AmberGji, is it because by the time you accelerate to such a high velocity you will overshoot the planet and to decelerate will require enormous amounts of fuel and time?

[Amber G.]

^^^ Sort of right , but I will explain it this way:
It is simple math (requires very elementary Newton's orbit math).--- this is very similar to using transfer orbit to put an sat from lower orbit to a higher orbit.

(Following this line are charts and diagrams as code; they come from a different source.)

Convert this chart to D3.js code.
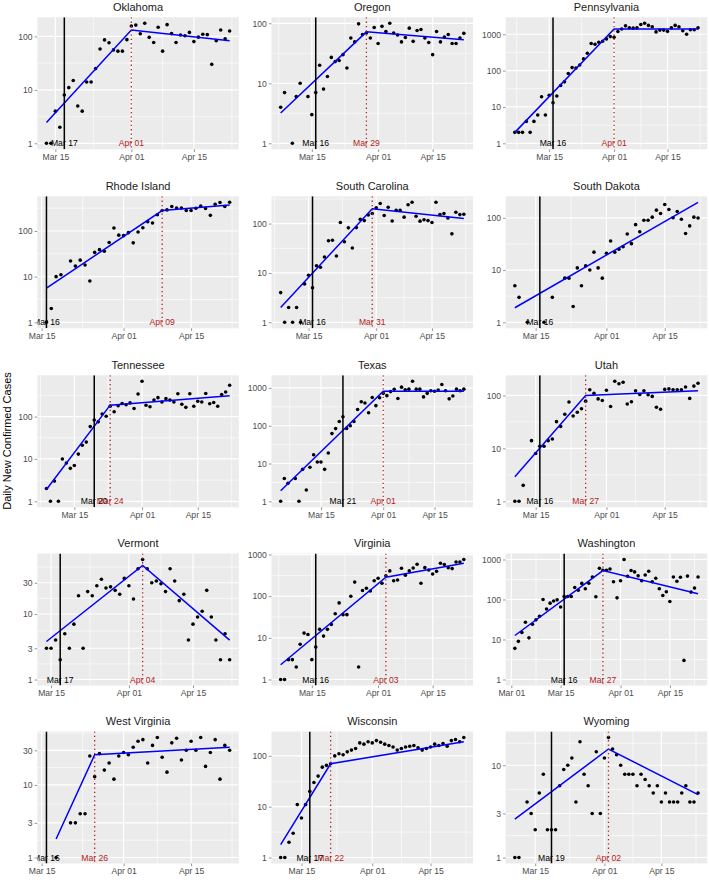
<!DOCTYPE html>
<html><head><meta charset="utf-8">
<script src="https://cdn.jsdelivr.net/npm/d3@7"></script>
<style>
body{margin:0;background:#fff}
text{font-family:"Liberation Sans",Arial,Helvetica,sans-serif}
</style>
</head><body>
<svg id="chart" width="709" height="880"></svg>
<script>
// ---------------- DATA ----------------
const states = ["Oklahoma","Oregon","Pennsylvania","Rhode Island","South Carolina","South Dakota",
  "Tennessee","Texas","Utah","Vermont","Virginia","Washington","West Virginia","Wisconsin","Wyoming"];
const startDates = ["2020-03-13","2020-03-07","2020-03-06","2020-03-16","2020-03-08","2020-03-10",
  "2020-03-08","2020-03-04","2020-03-10","2020-03-14","2020-03-07","2020-03-02","2020-03-18","2020-03-10","2020-03-10"];
const policyDates = ["2020-03-17","2020-03-16","2020-03-16","2020-03-16","2020-03-16","2020-03-16",
  "2020-03-20","2020-03-21","2020-03-16","2020-03-17","2020-03-16","2020-03-16","2020-03-16","2020-03-17","2020-03-19"];
const breakDates = ["2020-04-01","2020-03-29","2020-04-01","2020-04-09","2020-03-31",null,
  "2020-03-24","2020-04-01","2020-03-27","2020-04-04","2020-04-03","2020-03-27","2020-03-26","2020-03-22","2020-04-02"];
// fitted segmented trend: value at start, at breakpoint, at end
const fitStart = [2.45,3.2,2,5.6,2,1.9,1.9,1.9,2.9,3.8,2.26,12.6,1.8,1.8,2.6];
const fitBreak = [132,72,1400,280,200,null,186,820,100,55,285,530,26,70,15];
const fitEnd   = [83,53,1400,370,127,198,310,820,122,4.0,620,139,33,190,4.8];

const oklahomaCases = [1,1,4,2,8,11,15,5,4,14,14,25,58,86,76,56,53,53,87,
  157,163,112,176,96,77,148,53,166,113,77,106,103,119,80,97,110,108,30,83,132,90,126];
const oregonCases = [4,7,null,1,6,10,null,6,3,7,20,8,13,27,23,24,30,18,57,49,98,65,69,57,85,
  46,89,73,100,69,64,49,58,83,50,76,79,57,48,30,73,49,59,65,46,46,57,68];
const pennsylvaniaCases = [2,2,2,4,2,4,6,19,6,21,13,20,39,49,83,121,117,143,210,300,555,530,600,640,745,860,
  830,1190,1400,1700,1500,1470,1500,1850,2000,1750,1600,1160,1300,1300,1200,1500,1750,1600,1250,1000,1330,1330,1500];
const rhodeIslandCases = [1,2,10,11,null,22,17,23,18,8,34,39,36,56,116,81,
  79,92,55,95,118,160,150,226,280,290,344,320,320,280,280,315,350,310,220,385,420,345,425];
const southCarolinaCases = [4,1,2,1,2,1,6,9,5,14,13,21,45,46,22,105,43,82,32,83,122,115,150,160,
  210,256,146,214,113,185,185,135,240,270,141,112,120,115,105,270,152,160,130,62,170,152,155];
const southDakotaCases = [5,3,null,1,null,null,null,1,null,3,null,null,7,7,2,11,5,12,10,22,11,7,
  21,36,22,25,28,49,32,74,54,90,90,103,140,121,180,144,100,132,94,50,70,103,99];
const tennesseeCases = [2,1,3,1,10,8,6,7,13,21,25,58,83,75,115,102,176,130,180,203,190,210,155,340,
  680,185,170,245,280,220,265,245,220,345,195,165,345,175,230,220,350,200,215,175,330,380,550];
const texasCases = [1,4,3,null,4,1,7,2,8,17,11,11,7,19,62,84,130,172,85,100,130,270,430,400,220,560,340,550,
  720,625,800,920,525,1050,900,930,1500,930,930,580,720,840,820,880,1230,840,515,610,930,840,930];
const utahCases = [1,1,2,null,14,8,11,11,14,15,32,26,44,75,41,48,56,78,128,110,86,80,
  125,62,185,166,177,69,76,122,104,122,103,96,60,55,130,133,128,128,128,144,88,150,170];
const vermontCases = [3,3,4,2,5,3,7,19,3,22,19,27,34,25,26,23,20,35,
  27,17,49,68,49,30,32,29,22,49,32,16,20,4,7,9,11,23,9,4,2,5,2];
const virginiaCases = [1,1,3,3,2,7,13,12,3,6,16,11,16,21,38,69,36,36,100,218,2,137,155,133,235,
  270,205,310,405,235,245,470,320,405,475,585,205,485,425,340,395,620,575,485,460,660,660,760];
const washingtonCases = [6,9,15,27,11,24,31,38,100,58,81,92,98,65,119,119,119,200,170,253,185,255,365,117,605,540,540,580,278,110,
  295,1000,380,530,490,390,295,410,510,278,340,185,126,156,89,365,285,360,3,385,153,193,365];
const westVirginiaCases = [1,null,null,3,3,4,4,25,13,27,16,20,12,25,
  28,26,33,40,42,20,35,45,24,15,38,44,22,30,40,30,45,18,28,42,12,35,30];
const wisconsinCases = [1,1,2,3,11,6,11,20,30,40,60,65,70,100,110,105,120,130,140,180,170,190,
  180,200,185,170,160,150,130,140,150,155,160,145,130,140,150,170,160,175,155,200,210,190,230];
const wyomingCases = [1,1,null,4,3,2,5,8,2,2,2,6,9,10,12,4,18,8,6,3,14,3,
  12,20,15,13,10,8,8,8,6,8,7,6,5,6,4,5,4,4,4,5,6,4,4,5];

const casesByState = [oklahomaCases,oregonCases,pennsylvaniaCases,rhodeIslandCases,southCarolinaCases,southDakotaCases,
  tennesseeCases,texasCases,utahCases,vermontCases,virginiaCases,washingtonCases,westVirginiaCases,wisconsinCases,wyomingCases];
const xBreakCandidates = ["2020-02-15","2020-03-01","2020-03-15","2020-04-01","2020-04-15","2020-05-01","2020-05-15"];
const yAxisTitle = "Daily New Confirmed Cases";

// ---------------- LAYOUT ----------------
const svg = d3.select("#chart");
const parse = d3.utcParse("%Y-%m-%d");
const fmt = d3.utcFormat("%b %d");
const DAY = 864e5;
const panelW = 201.5, panelH = 132;
const colX = [37.3, 271.5, 505.7];
const rowY = [17.3, 196.3, 375.3, 553.5, 731.5];
const gray = "#EBEBEB", axisCol = "#4D4D4D", red = "#B22222";

function minorBreaks(b, lo, hi) {
  if (b.length < 2) return [];
  const bd = b[1] - b[0];
  let bb = b.slice();
  if (lo < bb[0]) bb.unshift(bb[0] - bd);
  if (hi > bb[bb.length - 1]) bb.push(bb[bb.length - 1] + bd);
  const out = [];
  for (let i = 0; i < bb.length - 1; i++) out.push((bb[i] + bb[i + 1]) / 2);
  return out.filter(v => v >= lo && v <= hi);
}

function logBreaks(lo, hi) {
  const a = Math.floor(Math.log10(lo)), b = Math.ceil(Math.log10(hi));
  let br = d3.range(a, b + 1).map(e => Math.pow(10, e)).filter(v => v >= lo && v <= hi);
  if (br.length < 3) {
    br = [];
    d3.range(a, b + 1).forEach(e => { br.push(Math.pow(10, e), 3 * Math.pow(10, e)); });
    br = br.filter(v => v >= lo && v <= hi);
  }
  return br;
}

const defs = svg.append("defs");

states.forEach((name, i) => {
  const col = i % 3, row = Math.floor(i / 3);
  const x0 = colX[col], y0 = rowY[row];
  const start = parse(startDates[i]);
  const vals = casesByState[i];
  const last = new Date(+start + (vals.length - 1) * DAY);
  const pts = vals.map((v, k) => ({ date: new Date(+start + k * DAY), v }))
    .filter(p => p.v != null && p.v > 0);
  const pDate = parse(policyDates[i]);
  const bDate = breakDates[i] ? parse(breakDates[i]) : null;
  const fit = bDate ? [{ date: start, v: fitStart[i] }, { date: bDate, v: fitBreak[i] }, { date: last, v: fitEnd[i] }]
                    : [{ date: start, v: fitStart[i] }, { date: last, v: fitEnd[i] }];

  const xs = [start, last, pDate].concat(bDate ? [bDate] : []).map(d => +d);
  const xmin = d3.min(xs), xmax = d3.max(xs), xspan = xmax - xmin;
  const x = d3.scaleUtc().domain([new Date(xmin - 0.05 * xspan), new Date(xmax + 0.05 * xspan)])
    .range([x0, x0 + panelW]);

  const ls = pts.map(p => Math.log10(p.v)).concat(fit.map(f => Math.log10(f.v))).concat([0]);
  const lmin = d3.min(ls), lmax = d3.max(ls), pad = 0.05 * (lmax - lmin);
  const ylo = Math.pow(10, lmin - pad), yhi = Math.pow(10, lmax + pad);
  const y = d3.scaleLog().domain([ylo, yhi]).range([y0 + panelH, y0]);

  const g = svg.append("g");
  g.append("rect").attr("x", x0).attr("y", y0).attr("width", panelW).attr("height", panelH).attr("fill", gray);

  const clipId = "clip" + i;
  defs.append("clipPath").attr("id", clipId).append("rect")
    .attr("x", x0).attr("y", y0).attr("width", panelW).attr("height", panelH);

  const yMaj = logBreaks(ylo, yhi);
  const yMin = minorBreaks(yMaj.map(Math.log10), Math.log10(ylo), Math.log10(yhi)).map(v => Math.pow(10, v));
  g.selectAll(null).data(yMin).join("line")
    .attr("x1", x0).attr("x2", x0 + panelW).attr("y1", d => y(d)).attr("y2", d => y(d))
    .attr("stroke", "#fff").attr("stroke-width", 0.6);
  const dlo = x.domain()[0], dhi = x.domain()[1];
  const xMaj = xBreakCandidates.map(parse).filter(d => d >= dlo && d <= dhi);
  const xMin = minorBreaks(xMaj.map(d => +d), +dlo, +dhi);
  g.selectAll(null).data(xMin).join("line")
    .attr("y1", y0).attr("y2", y0 + panelH).attr("x1", d => x(new Date(d))).attr("x2", d => x(new Date(d)))
    .attr("stroke", "#fff").attr("stroke-width", 0.6);
  g.selectAll(null).data(yMaj).join("line")
    .attr("x1", x0).attr("x2", x0 + panelW).attr("y1", d => y(d)).attr("y2", d => y(d))
    .attr("stroke", "#fff").attr("stroke-width", 1.2);
  g.selectAll(null).data(xMaj).join("line")
    .attr("y1", y0).attr("y2", y0 + panelH).attr("x1", d => x(d)).attr("x2", d => x(d))
    .attr("stroke", "#fff").attr("stroke-width", 1.2);

  const pg = g.append("g").attr("clip-path", `url(#${clipId})`);
  pg.selectAll(null).data(pts).join("circle")
    .attr("cx", d => x(d.date)).attr("cy", d => y(d.v)).attr("r", 1.8).attr("fill", "#000");
  pg.append("path").datum(fit)
    .attr("d", d3.line().x(d => x(d.date)).y(d => y(d.v)))
    .attr("fill", "none").attr("stroke", "#0000FF").attr("stroke-width", 1.5);
  pg.append("line").attr("x1", x(pDate)).attr("x2", x(pDate)).attr("y1", y0).attr("y2", y0 + panelH)
    .attr("stroke", "#000").attr("stroke-width", 1.5);
  if (bDate) {
    pg.append("line").attr("x1", x(bDate)).attr("x2", x(bDate)).attr("y1", y0).attr("y2", y0 + panelH)
      .attr("stroke", red).attr("stroke-width", 1.3).attr("stroke-dasharray", "1.3,3");
  }
  pg.append("text").attr("x", x(pDate)).attr("y", y(1)).attr("dy", "0.35em")
    .attr("text-anchor", "middle").attr("font-size", 8.6).attr("fill", "#000").text(fmt(pDate));
  if (bDate) {
    pg.append("text").attr("x", x(bDate)).attr("y", y(1)).attr("dy", "0.35em")
      .attr("text-anchor", "middle").attr("font-size", 8.6).attr("fill", red).text(fmt(bDate));
  }

  const ya = g.append("g").attr("transform", `translate(${x0},0)`)
    .call(d3.axisLeft(y).tickValues(yMaj).tickFormat(d3.format("d")).tickSize(2.7).tickPadding(2));
  ya.select(".domain").remove();
  ya.selectAll("line").attr("stroke", "#333").attr("stroke-width", 0.5);
  ya.selectAll("text").attr("fill", axisCol).attr("font-size", 8.6).attr("font-family", null);
  const xa = g.append("g").attr("transform", `translate(0,${y0 + panelH})`)
    .call(d3.axisBottom(x).tickValues(xMaj).tickFormat(fmt).tickSize(2.7).tickPadding(2));
  xa.select(".domain").remove();
  xa.selectAll("line").attr("stroke", "#333").attr("stroke-width", 0.5);
  xa.selectAll("text").attr("fill", axisCol).attr("font-size", 8.6).attr("font-family", null);

  g.append("text").attr("x", x0 + panelW / 2).attr("y", y0 - 6.5).attr("text-anchor", "middle")
    .attr("font-size", 11).attr("fill", "#1A1A1A").text(name);
});

svg.append("text").attr("transform", "translate(10.5,441) rotate(-90)").attr("text-anchor", "middle")
  .attr("font-size", 11).attr("fill", "#000").text(yAxisTitle);
</script>
</body></html>
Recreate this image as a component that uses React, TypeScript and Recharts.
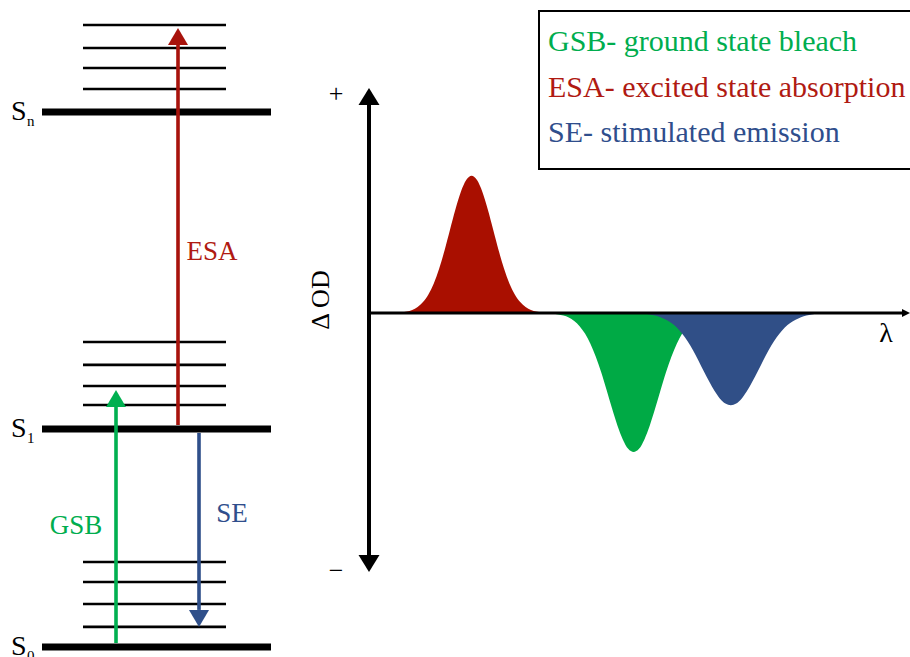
import React from 'react';
import { ComposedChart, XAxis, YAxis, Area, ReferenceLine } from 'recharts';

const FONT = "'Liberation Serif', 'Times New Roman', serif";

// ---------- Jablonski diagram (energy in arbitrary units) ----------
const stateSubscripts = ['0', '1', 'n'];
const stateEnergies = [0, 1.0, 2.454];
const vibrationalS0 = [0.092, 0.197, 0.298, 0.39];
const vibrationalS1 = [1.11, 1.197, 1.294, 1.399];
const vibrationalSn = [2.56, 2.656, 2.748, 2.853];

const transitionNames = ['GSB', 'ESA', 'SE'];
const transitionFrom = [0.018, 1.018, 0.982];
const transitionTo = [1.179, 2.84, 0.092];

// ---------- Transient absorption spectrum (ΔOD vs λ, arbitrary units) ----------
const esaLambda = [4, 5, 6, 7, 8, 9, 10, 11, 12, 13, 14, 15, 16, 17, 18, 19, 20, 21, 22, 23, 24, 25, 26, 27, 28, 29, 30, 31, 32, 33, 34];
const esaDeltaOD = [0, 0.001, 0.003, 0.007, 0.014, 0.027, 0.049, 0.083, 0.132, 0.198, 0.279, 0.37, 0.46, 0.538, 0.591, 0.61, 0.591, 0.538, 0.46, 0.37, 0.279, 0.198, 0.132, 0.083, 0.049, 0.027, 0.014, 0.007, 0.003, 0.001, 0];

const gsbLambda = [32, 33, 34, 35, 36, 37, 38, 39, 40, 41, 42, 43, 44, 45, 46, 47, 48, 49, 50, 51, 52, 53, 54, 55, 56, 57, 58, 59, 60, 61, 62, 63, 64, 65, 66];
const gsbDeltaOD = [0, -0.001, -0.003, -0.006, -0.011, -0.02, -0.035, -0.058, -0.091, -0.136, -0.194, -0.263, -0.342, -0.423, -0.499, -0.561, -0.603, -0.617, -0.603, -0.561, -0.499, -0.423, -0.342, -0.263, -0.194, -0.136, -0.091, -0.058, -0.035, -0.02, -0.011, -0.006, -0.003, -0.001, 0];

const seLambda = [49, 50, 51, 52, 53, 54, 55, 56, 57, 58, 59, 60, 61, 62, 63, 64, 65, 66, 67, 68, 69, 70, 71, 72, 73, 74, 75, 76, 77, 78, 79, 80, 81, 82, 83, 84, 85];
const seDeltaOD = [0, -0.001, -0.003, -0.006, -0.011, -0.018, -0.029, -0.044, -0.064, -0.092, -0.125, -0.165, -0.21, -0.258, -0.304, -0.346, -0.38, -0.402, -0.409, -0.402, -0.38, -0.346, -0.304, -0.258, -0.21, -0.165, -0.125, -0.092, -0.064, -0.044, -0.029, -0.018, -0.011, -0.006, -0.003, -0.001, 0];

const legendLabels = ['GSB- ground state bleach', 'ESA- excited state absorption', 'SE- stimulated emission'];

// ---------- build spectrum table ----------
const rowMap = new Map<number, any>();
const addSeries = (lams: number[], vals: number[], key: string) => {
  lams.forEach((l, i) => {
    const r = rowMap.get(l) ?? { lambda: l };
    r[key] = vals[i];
    rowMap.set(l, r);
  });
};
addSeries(esaLambda, esaDeltaOD, 'esa');
addSeries(gsbLambda, gsbDeltaOD, 'gsb');
addSeries(seLambda, seDeltaOD, 'se');
const spectrum = Array.from(rowMap.values()).sort((a, b) => a.lambda - b.lambda);

// ---------- styles ----------
const COLORS = {
  esaFill: '#a90f00',
  gsbFill: '#00aa45',
  seFill: '#304f87',
  esaArrow: '#a8130c',
  gsbArrow: '#00b050',
  seArrow: '#2f4f8a',
  esaText: '#b01a12',
  gsbText: '#00ad4e',
  seText: '#2f4e8c',
};
const transitionStyle: Record<string, any> = {
  GSB: { color: COLORS.gsbArrow, text: COLORS.gsbText, dx: -40, dy: 17.5 },
  ESA: { color: COLORS.esaArrow, text: COLORS.esaText, dx: 34, dy: 33.5 },
  SE: { color: COLORS.seArrow, text: COLORS.seText, dx: 33, dy: -8 },
};

const LEVEL_LEFT = 42;
const LEVEL_RIGHT = 271;
const VIB_LEFT = 83;
const VIB_RIGHT = 226;
const ARROW_X: Record<string, number> = { GSB: 116, ESA: 178, SE: 199 };

const makeStateShape = (sub: string) => (props: any) => {
  const { x1, y1, x2, y2 } = props;
  return (
    <g>
      <line x1={x1} y1={y1} x2={x2} y2={y2} stroke="#000" strokeWidth={7} />
      <text x={x1 - 31} y={y1 + 8} fontFamily={FONT} fontSize={28} fill="#000">S</text>
      <text x={x1 - 15} y={y1 + 14} fontFamily={FONT} fontSize={15} fill="#000">{sub}</text>
    </g>
  );
};

const vibShape = (props: any) => {
  const { x1, y1, x2, y2 } = props;
  return <line x1={x1} y1={y1} x2={x2} y2={y2} stroke="#000" strokeWidth={2.6} />;
};

const makeArrowShape = (name: string) => (props: any) => {
  const { x1, y1, x2, y2 } = props;
  const st = transitionStyle[name];
  const dir = Math.sign(y2 - y1);
  const headLen = 17;
  const half = 10;
  const baseY = y2 - dir * headLen;
  return (
    <g>
      <line x1={x1} y1={y1} x2={x2} y2={baseY} stroke={st.color} strokeWidth={3.6} />
      <polygon points={`${x2},${y2} ${x2 - half},${baseY} ${x2 + half},${baseY}`} fill={st.color} />
      <text x={x1 + st.dx} y={(y1 + y2) / 2 + st.dy} textAnchor="middle" fontFamily={FONT} fontSize={27} fill={st.text}>
        {name}
      </text>
    </g>
  );
};

const yAxisShape = (props: any) => {
  const { x1, y1, y2 } = props;
  const top = Math.min(y1, y2);
  const bot = Math.max(y1, y2);
  const h = 17;
  const half = 10.5;
  const x = x1;
  return (
    <g>
      <line x1={x} y1={top + h} x2={x} y2={bot - h} stroke="#000" strokeWidth={4} />
      <polygon points={`${x},${top} ${x - half},${top + h} ${x + half},${top + h}`} fill="#000" />
      <polygon points={`${x},${bot} ${x - half},${bot - h} ${x + half},${bot - h}`} fill="#000" />
      <text x={x - 33} y={top + 14} textAnchor="middle" fontFamily={FONT} fontSize={26} fill="#000">+</text>
      <text x={x - 33} y={bot + 7} textAnchor="middle" fontFamily={FONT} fontSize={26} fill="#000">−</text>
      <text
        x={x - 40}
        y={(top + bot) / 2 - 30}
        textAnchor="middle"
        fontFamily={FONT}
        fontSize={26}
        fill="#000"
        transform={`rotate(-90 ${x - 40} ${(top + bot) / 2 - 30})`}
      >
        Δ OD
      </text>
    </g>
  );
};

const xAxisShape = (props: any) => {
  const { x1, y1, x2 } = props;
  const left = Math.min(x1, x2);
  const right = Math.max(x1, x2);
  return (
    <g>
      <line x1={left} y1={y1} x2={right - 4} y2={y1} stroke="#000" strokeWidth={3} />
      <polygon points={`${right + 1},${y1} ${right - 7},${y1 - 4} ${right - 7},${y1 + 4}`} fill="#000" />
      <text x={right - 23} y={y1 + 29} textAnchor="middle" fontFamily={FONT} fontSize={28} fill="#000">λ</text>
    </g>
  );
};

const legendColors = [COLORS.gsbText, COLORS.esaText, COLORS.seText];

export default function App() {
  const vibLevels = [...vibrationalS0, ...vibrationalS1, ...vibrationalSn];
  return (
    <div style={{ position: 'absolute', left: 0, top: 0, width: 910, height: 657, background: '#fff', overflow: 'hidden', fontFamily: FONT }}>
      <div style={{ position: 'absolute', left: 0, top: 0 }}>
        <ComposedChart width={300} height={657} margin={{ top: 0, right: 0, bottom: 0, left: 0 }} data={[]}>
          <XAxis type="number" dataKey="x" domain={[0, 300]} allowDataOverflow hide />
          <YAxis type="number" domain={[-0.046, 2.968]} allowDataOverflow hide />
          {vibLevels.map((e, i) => (
            <ReferenceLine
              key={`vib-${i}`}
              segment={[{ x: VIB_LEFT, y: e }, { x: VIB_RIGHT, y: e }]}
              ifOverflow="visible"
              shape={vibShape}
            />
          ))}
          {stateEnergies.map((e, i) => (
            <ReferenceLine
              key={`state-${i}`}
              segment={[{ x: LEVEL_LEFT, y: e }, { x: LEVEL_RIGHT, y: e }]}
              ifOverflow="visible"
              shape={makeStateShape(stateSubscripts[i])}
            />
          ))}
          {transitionNames.map((n, i) => (
            <ReferenceLine
              key={`tr-${n}`}
              segment={[{ x: ARROW_X[n], y: transitionFrom[i] }, { x: ARROW_X[n], y: transitionTo[i] }]}
              ifOverflow="visible"
              shape={makeArrowShape(n)}
            />
          ))}
        </ComposedChart>
      </div>
      <div style={{ position: 'absolute', left: 300, top: 0 }}>
        <ComposedChart width={610} height={657} margin={{ top: 88, right: 1, bottom: 85, left: 69 }} data={spectrum}>
          <XAxis type="number" dataKey="lambda" domain={[0, 100]} allowDataOverflow hide />
          <YAxis type="number" domain={[-1.15, 1.0]} allowDataOverflow hide />
          <Area dataKey="esa" type="monotone" fill={COLORS.esaFill} fillOpacity={1} stroke="none" baseValue={0} isAnimationActive={false} dot={false} activeDot={false} />
          <Area dataKey="gsb" type="monotone" fill={COLORS.gsbFill} fillOpacity={1} stroke="none" baseValue={0} isAnimationActive={false} dot={false} activeDot={false} />
          <Area dataKey="se" type="monotone" fill={COLORS.seFill} fillOpacity={1} stroke="none" baseValue={0} isAnimationActive={false} dot={false} activeDot={false} />
          <ReferenceLine y={0} ifOverflow="visible" shape={xAxisShape} />
          <ReferenceLine x={0} ifOverflow="visible" shape={yAxisShape} />
        </ComposedChart>
      </div>
      <svg width={910} height={657} style={{ position: 'absolute', left: 0, top: 0, pointerEvents: 'none' }}>
        <rect x={539} y={11} width={380} height={158} fill="none" stroke="#000" strokeWidth={2} />
        {legendLabels.map((t, i) => (
          <text key={t} x={548} y={51 + i * 45.5} fontFamily={FONT} fontSize={30} fill={legendColors[i]}>
            {t}
          </text>
        ))}
      </svg>
    </div>
  );
}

To go to moon, you need an ellipse whose perigee is close to earth (when TLI takes place) and apogee is near the moon (so it get captured).. All you need is the formula I gave for T (Time period of the orbit - and half the T as you are not going to return but get captured by the moon) for such an orbit.

The formula is here

Too much speed, you will pass moon with fairly high velocity in the orbit near the moon too.. and unless you have tremendous amount of fuel you can not get slow enough to be captured by the moon.

Only time if you just want to make a fly-by or want to crash on the moon, you can use high initial velocity..

[SSSalvi]

We need to improve our rocket's thrust quickly.
How long will it take for us to reach Venus If we use the slingshot method?
Aditya l1 takes 109 days to cross 1.5 million km, Venus is 61 million km away.
The central government should, first of all, assign funds for NGLV.

Not much change ..
For reaching L1 104 days after last EBN.
This time will more or less be same for going out of Earth Gravity ( SOI ). Afterwards it is the trajectory plan that will decide the duration to destination because once out of Earth SOI, you become a part of solar system and you can't change anything except a good planning.

The most you can reduce is successive increasing of Apogee to reach SOI.

[Piyal.g]

Thanks, all for clarifying the point for me.
That is why space is so interesting for me, you can keep on learning new things your whole life.